Neither attacks served their purpose. In the manner of his death the Sayyid won the martyrdom he yearned while the slaughter of innocent children only succeeded in rallying the population behind the Islamic Republic. Instead of destroying the government or cowing it into submission it fortified and emboldened Iran into a devastating retaliation that has ultimately brought the aggressors to the negotiating table.
In the first essay in this issue, Arzu Merali looks at the implications of this historic war on the accelerating demise of US Empire, and within that, the end of the Zionist entity. The whole world has been galvanised by the example of a besieged, sanctioned and blitzkrieged nation not only standing up to but strategically defeating the mightiest military force the world has ever known. If the genocide in Gaza opened the people’s eyes to the reality of the international political order, Iran’s stand has inspired them to resist it.
But Iran is much more than just a model of resistance and resilience. Its hybrid theocratic-democratic polity is also a living ideological challenge to the prevailing model of the western nation-state. That’s why, for the US and its ideological allies, it must be eliminated. An independent Islamic state is potentially disruptive to the post- World War 2 dominance enjoyed by the victors (and architects). Merali agrees with the late Imam Achmad Cassiem that what differentiates the 1979 Iranian Revolution from other uprisings is that its instigators had a plan and a vision.
Until the Islamic revolution, either collapse or capitulation has been the defining template for what happens when political Islam meets the modern state. “Demonised, overlooked, hidden alongside the understanding of colonialism is the model for decolonisation that is the Islamic Republic of Iran. Its institution building, its models of governance, they all require analysis, and understanding”, says Merali.
Our second essay looks at the views of the US/Israeli aggression of people from another country that has experienced occupation and genocide in recent history. Writing from his native Bosnia & Hercegovina, Demir Mahmutćehajić, says that opinion is largely divided, based on the demographic composition of the country. Nationalist Croats and Serbs who together make up approximately half of the population, have negative perceptions of Iran rooted in Tehran’s military assistance for Bosnia during the 1992-1995 war of independence. At the same time, their political representatives enjoy strong relations with the Zionist state which has made no secret of its desire to prevent the emergence of an Islamic state or even a strong independent Muslim polity in Europe.
Despite Iran’s historical assistance, views within the Muslim population are surprisingly not always sympathethic, something that the author puts down to the success of Saudi/Salafist anti-Iran and anti-Shia propaganda. These “Zionist agents”, as he calls them, popularised takfir of Shias and popularised the notion that Iran was engaged in a proselytising mission against the majority Sunni Bosniaks. This vilification was reinforced during the Syrian civil war in which Iran was presented as a sectarian genocidal anti-Sunni actor. Also, the retreat of Iran from its early revolution exporting foreign policy posture has meant that fewer Bosniaks, especially post 1979 generations, have been able to see or learn about Iran’s role in the country or its resistance to western empire. “The unique and most important lesson that Iran can teach the world is the Islamic Revolution!”, says Mahmutćehajić.

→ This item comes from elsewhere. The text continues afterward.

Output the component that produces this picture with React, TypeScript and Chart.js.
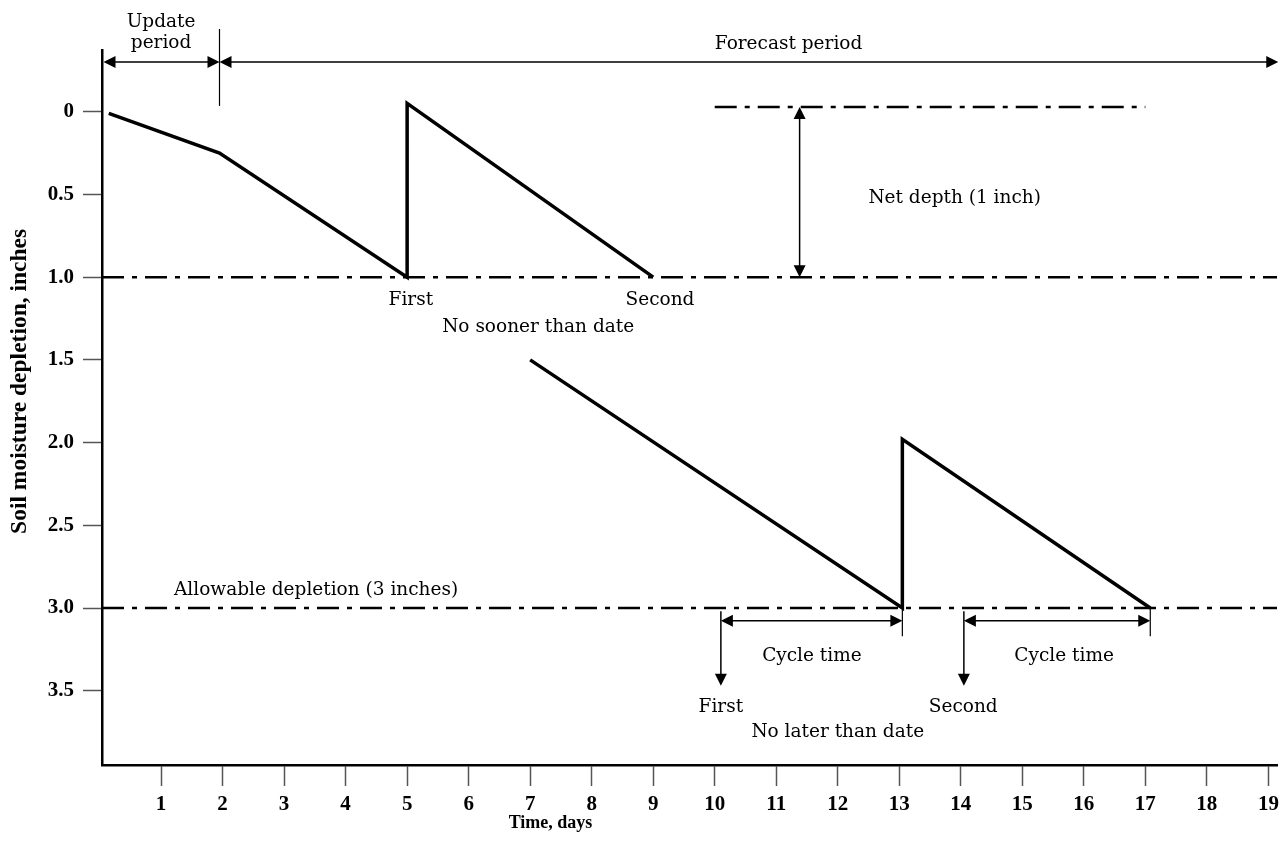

Muslims who admire the Iranian political system, or any other alternative to the western plutocratic nation state model, are often accused of being unfaithful to themselves and indeed even of treachery. Why do we continue to live in westernised settings if we dislike their polities so much? Our third essay by Zviad Jughashvili grapples with this conundrum. Jughashvili sees such interrogations as a rhetorical device camouflaged as an intellectual position, that “collapses complex questions—power, citizenship, survival, conscience, and community—into a single insinuation: that residence equals endorsement, and that critique equals hypocrisy.”
Jughashvili says the question is an evasive manoeuvre. “Residence does not erase conscience” and “criticism is not proof of hatred”. People can legitimately remain within systems that discriminate against or oppress them while actively resisting injustice.
The question is an ad hominem response, meant to shut down genuine discussion. If anything, it exposes the hypocrisy of a system that claims tolerance of different beliefs and opinions as a civilisational pillar. The “relevant question is what happens when one confronts taboo interests—especially in the areas of foreign policy, policing, and national security. It is precisely in these domains that the limits of the supposed openness of western political systems often become most visible,” he says.
The fallout of the attack on Iran has still more implications, not least so for the dominance of the US in Western Asia. As the chief US/Israel ally and staging post for military attacks against Iran in the region the UAE has borne the brunt of Tehran’s retaliation. Its carefully curated image as a tourist hotspot and financial centre have been damaged, perhaps irreversibly, by the ruling monarchies’ attachment to US imperial aims. Abu Dhabi’s poisonous tentacles are visible in Yemen, Syria, Libya, Somalia and Sudan among others. In the latter, it is accused of undermining the national government by providing military backing to the rebel Rapid Support Force.
Our final essay by Muhammad Elamin is the first in a series of instalments by the author explaining the war in Sudan. In this piece, Elamin explores the historical context of the crisis (this predates UAE involvement) he locates in the colonial reshaping of historic Sudan, more specifically the imposition of artificial borders, institutions and a sense of ‘nation’ as approximating to one ethnos, language and culture on the inhabitants. The author warns against employing Orientalised frames that simplify complicated conflicts into an Arabs vs African tribe dichotomy.
In times of extreme crisis such as we are living in now, it is easy to forget our dreams of the future, under the stress of today’s violence. Nevertheless dream and plan we must, if we are to reimagine the world free from its current systemic injustices. We hope these words are a small contribution to that. Let us know.